Some researchers have developed cheap eye trackers. For example, Lee et al. proposed a method for a portable device that involved installing multiple sets of LED lights on the device. Jen et al. [16] proposed a novel wearable eye-gaze tracking system with a single webcam that was mounted on glasses. Dobeš et al. [17] developed a successful method of eye and eyelid localization on a computer by using a modified Hough transform. Lee et al. [18] proposed a novel wearable eye-gaze tracking system with a webcam and used a screen to perform sight verification.
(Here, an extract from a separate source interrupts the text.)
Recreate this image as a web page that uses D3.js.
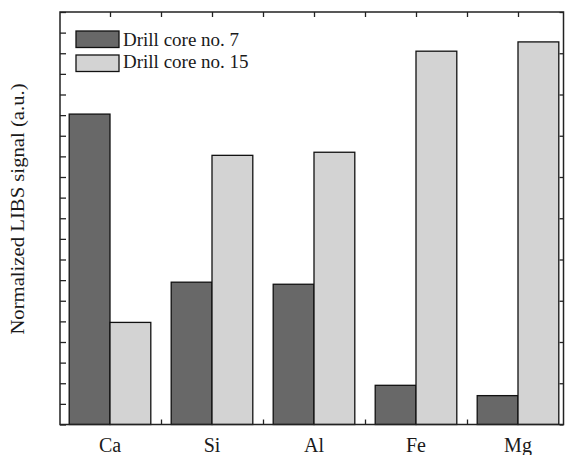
<!DOCTYPE html>
<html>
<head>
<meta charset="utf-8">
<script src="https://cdn.jsdelivr.net/npm/d3@7"></script>
<style>
  body { margin: 0; background: #fff; }
</style>
</head>
<body>
<svg width="565" height="455"></svg>
<script>
  // element categories and the two drill cores
  const elements = ['Ca', 'Si', 'Al', 'Fe', 'Mg'];
  const seriesNames = ['Drill core no. 7', 'Drill core no. 15'];
  const core7 = [15.05, 6.9, 6.8, 1.9, 1.4];
  const core15 = [4.95, 13.05, 13.2, 18.1, 18.55];
  const yTicks = d3.range(0, 21, 1);

  const svg = d3.select('svg');
  const colors = ['#686868', '#d3d3d3'];
  const serif = "'Liberation Serif', 'DejaVu Serif', serif";

  const frame = { left: 60, right: 563.5, top: 12, bottom: 424.5 };

  const x = d3.scaleBand()
    .domain(elements)
    .range([59, 569])
    .paddingInner(0.2)
    .paddingOuter(0.1);
  const xSub = d3.scaleBand()
    .domain(seriesNames)
    .range([0, x.bandwidth()]);
  const y = d3.scaleLinear()
    .domain([0, 20])
    .range([frame.bottom, frame.top]);
  // index scale for ticks at group centres and midpoints
  const xi = d3.scaleLinear()
    .domain([0, elements.length - 1])
    .range([x(elements[0]) + x.bandwidth() / 2, x(elements[4]) + x.bandwidth() / 2]);
  const xTickVals = d3.range(0, 4.01, 0.5);

  const tickStyle = g => {
    g.select('.domain').remove();
    g.selectAll('.tick line').attr('stroke', '#222').attr('stroke-width', 1.3);
    g.selectAll('.tick text').remove();
  };

  svg.append('g')
    .attr('transform', `translate(${frame.left},0)`)
    .call(d3.axisLeft(y).tickValues(yTicks).tickSize(-6).tickFormat(''))
    .call(tickStyle);
  svg.append('g')
    .attr('transform', `translate(${frame.right},0)`)
    .call(d3.axisRight(y).tickValues(d3.range(0, 21, 2)).tickSize(-4).tickFormat(''))
    .call(tickStyle);
  svg.append('g')
    .attr('transform', `translate(0,${frame.top})`)
    .call(d3.axisTop(xi).tickValues(xTickVals).tickSize(-5).tickFormat(''))
    .call(tickStyle);
  svg.append('g')
    .attr('transform', `translate(0,${frame.bottom})`)
    .call(d3.axisBottom(xi).tickValues(xTickVals).tickSize(-5).tickFormat(''))
    .call(tickStyle);

  // bars
  const rows = elements.map((e, i) => ({ el: e, vals: [core7[i], core15[i]] }));
  const groups = svg.append('g').selectAll('g').data(rows)
    .enter().append('g')
    .attr('transform', d => `translate(${x(d.el)},0)`);
  groups.selectAll('rect')
    .data(d => d.vals.map((v, k) => ({ v, k })))
    .enter().append('rect')
    .attr('x', d => xSub(seriesNames[d.k]))
    .attr('y', d => y(d.v))
    .attr('width', xSub.bandwidth())
    .attr('height', d => frame.bottom - y(d.v))
    .attr('fill', d => colors[d.k])
    .attr('stroke', '#111')
    .attr('stroke-width', 1.3);

  // frame
  svg.append('rect')
    .attr('x', frame.left).attr('y', frame.top)
    .attr('width', frame.right - frame.left).attr('height', frame.bottom - frame.top)
    .attr('fill', 'none')
    .attr('stroke', '#222')
    .attr('stroke-width', 1.5);

  // x labels
  svg.append('g').selectAll('text').data(elements)
    .enter().append('text')
    .attr('x', d => x(d) + x.bandwidth() / 2)
    .attr('y', 452)
    .attr('text-anchor', 'middle')
    .attr('font-family', serif)
    .attr('font-size', 20)
    .attr('fill', '#1a1a1a')
    .text(d => d);

  // y label
  svg.append('text')
    .attr('transform', `translate(24,209) rotate(-90) scale(1.12,1)`)
    .attr('text-anchor', 'middle')
    .attr('font-family', serif)
    .attr('font-size', 18.5)
    .attr('fill', '#1a1a1a')
    .text('Normalized LIBS signal (a.u.)');

  // legend
  const legend = svg.append('g').selectAll('g').data(seriesNames)
    .enter().append('g')
    .attr('transform', (d, i) => `translate(76,${31 + i * 24})`);
  legend.append('rect')
    .attr('width', 43).attr('height', 16.5)
    .attr('fill', (d, i) => colors[i])
    .attr('stroke', '#111')
    .attr('stroke-width', 1.3);
  legend.append('text')
    .attr('x', 47)
    .attr('y', (d, i) => i === 0 ? 14.5 : 13)
    .attr('font-family', serif)
    .attr('font-size', 19)
    .attr('fill', '#1a1a1a')
    .text(d => d);
</script>
</body>
</html>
In this study, a low-cost head-mounted device was combined with a feature-based method to achieve a computationally efficient solution with an accurately calibrated device. This solution can provide a solution of low-cost and highly accurate wearable eye tracker.

3. Proposed Device

The infrared eye tracker was used in a low-cost head-mounted device. In this study, we aim to reduce the cost of the eye tracker. Therefore, the circuit and mechanism were printed using 3D printing technology. A camera, infrared light-emitting element, power supply, filter, and head-mounted device were incorporated in the proposed device.

3.1. Camera Module

As depicted in Figure 2a,b, an endoscope camera was connected to a mobile phone by using a micro USB interface. Such endoscope cameras can be connected to both computers and Android phones. These endoscope cameras can be used in low-light environments. The focal length of the camera was fixed at 4 cm, and protocol support was provided for connecting Android mobile phones. The endoscope camera can support resolutions of 320 × 240, 640 × 480, 1280 × 720, and 1600 × 1200.

Figure 2.

Figure 2

The proposed camera modules.

3.2. Infrared Light-Emitting Element and Power Supply

The infrared light-emitting element was an infrared LED, OSRAM SFH 4050-Z, which is a high-power infrared light-emitting element developed by OSRAM Opto Semiconductors. The OSRAM Opto Semiconductors is one of the globally leading brands in the light industry. OSRAM covers the key technologies of the light market as well as the central applications ranging from visible light for illumination to invisible light, e.g., for sensor technology. To move forward OSRAM broadened its portfolio through acquisitions complementing the competencies of the company in specific technology and application fields [19]. The voltage rating was 2.4 V and the current rating was 100 mA. The emission power was 7 mW/sr, and the emission wavelength was 860 nm.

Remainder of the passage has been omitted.